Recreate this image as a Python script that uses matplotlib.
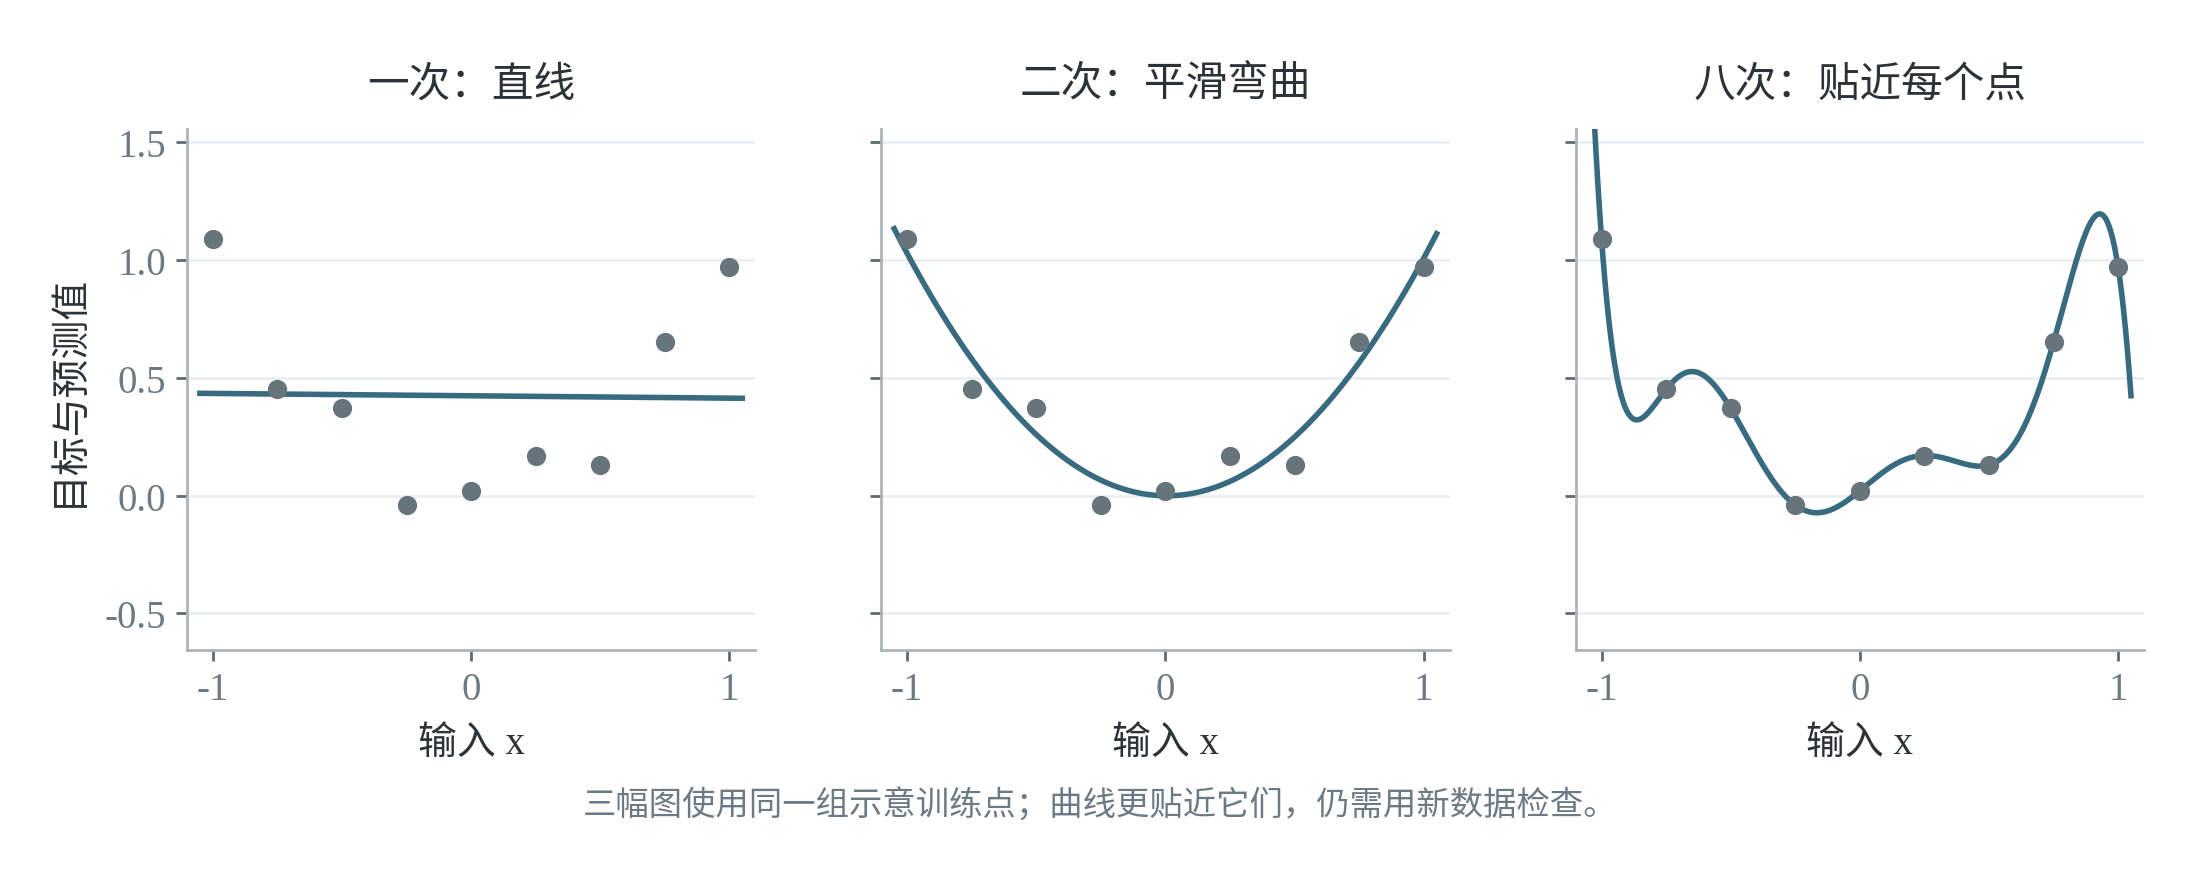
import numpy as np
import matplotlib
matplotlib.use("Agg")
import matplotlib.pyplot as plt
from matplotlib import font_manager

# training points shared by all three panels
x_train = [-1.0, -0.75, -0.5, -0.25, 0.0, 0.25, 0.5, 0.75, 1.0]
y_train = [1.09, 0.45, 0.37, -0.04, 0.02, 0.17, 0.13, 0.65, 0.97]

degrees = [1, 2, 8]
titles = ["一次：直线", "二次：平滑弯曲", "八次：贴近每个点"]
x_ticks = [-1, 0, 1]
x_tick_labels = ["-1", "0", "1"]
y_ticks = [-0.5, 0.0, 0.5, 1.0, 1.5]
y_tick_labels = ["-0.5", "0.0", "0.5", "1.0", "1.5"]

xlabel = "输入 x"
ylabel = "目标与预测值"
caption = "三幅图使用同一组示意训练点；曲线更贴近它们，仍需用新数据检查。"

LINE = "#386b80"
DOT = "#66747b"
TEXT = "#2b3338"
MUTED = "#6b7a84"
SPINE = "#a9b4bb"
GRID = "#e8edf0"


def pick_cjk():
    names = {f.name for f in font_manager.fontManager.ttflist}
    for name in ["Noto Serif CJK SC", "Source Han Serif SC", "Noto Sans CJK SC"]:
        if name in names:
            return name
    return "Noto Sans CJK SC"


def main():
    cjk = pick_cjk()
    plt.rcParams["font.family"] = ["Liberation Serif", cjk, "DejaVu Sans"]
    plt.rcParams["axes.unicode_minus"] = False

    fig, axes = plt.subplots(1, 3, figsize=(11, 4.35), dpi=200, sharey=True)
    fig.subplots_adjust(left=0.085, right=0.9745, top=0.8506, bottom=0.2517, wspace=0.222)

    xs = np.array(x_train)
    ys = np.array(y_train)
    grid_x = np.linspace(-1.05, 1.05, 600)

    for ax, deg, title in zip(axes, degrees, titles):
        coefs = np.polyfit(xs, ys, deg)
        ax.plot(grid_x, np.polyval(coefs, grid_x), color=LINE, lw=2.0, zorder=2)
        ax.scatter(xs, ys, s=48, color=DOT, zorder=3, linewidths=0)

        ax.set_xlim(-1.1, 1.1)
        ax.set_ylim(-0.655, 1.555)
        ax.set_xticks(x_ticks)
        ax.set_xticklabels(x_tick_labels)
        ax.set_yticks(y_ticks)
        ax.set_yticklabels(y_tick_labels)

        ax.set_title(title, fontsize=15, color=TEXT, pad=12)
        ax.set_xlabel(xlabel, fontsize=14, color=TEXT, labelpad=6)

        ax.grid(axis="y", color=GRID, lw=0.9, zorder=0)
        ax.set_axisbelow(True)
        for side in ["top", "right"]:
            ax.spines[side].set_visible(False)
        for side in ["left", "bottom"]:
            ax.spines[side].set_color(SPINE)
            ax.spines[side].set_linewidth(1.0)
        ax.tick_params(axis="both", colors="#5f6b72", labelcolor=MUTED,
                       labelsize=14, length=4, width=1.0, direction="out")

    axes[0].set_ylabel(ylabel, fontsize=14, color=TEXT, labelpad=6)
    for ax in axes[1:]:
        ax.tick_params(axis="y", labelleft=False)

    fig.text(0.5, 0.074, caption, ha="center", va="center", fontsize=12, color=MUTED)

    fig.savefig("out.png", dpi=200, facecolor="white")


if __name__ == '__main__':
    main()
== == ==
PROBLEM TO WORK ON: Please take the lines from the beginning of the data above through the line holding "from matplotlib import font_manager" and transcribe them exactly, without any pictures.

RESPONSE TO THE EXERCISE:
Recreate this image as a Python script that uses matplotlib.
import numpy as np
import matplotlib
matplotlib.use("Agg")
import matplotlib.pyplot as plt
from matplotlib import font_manager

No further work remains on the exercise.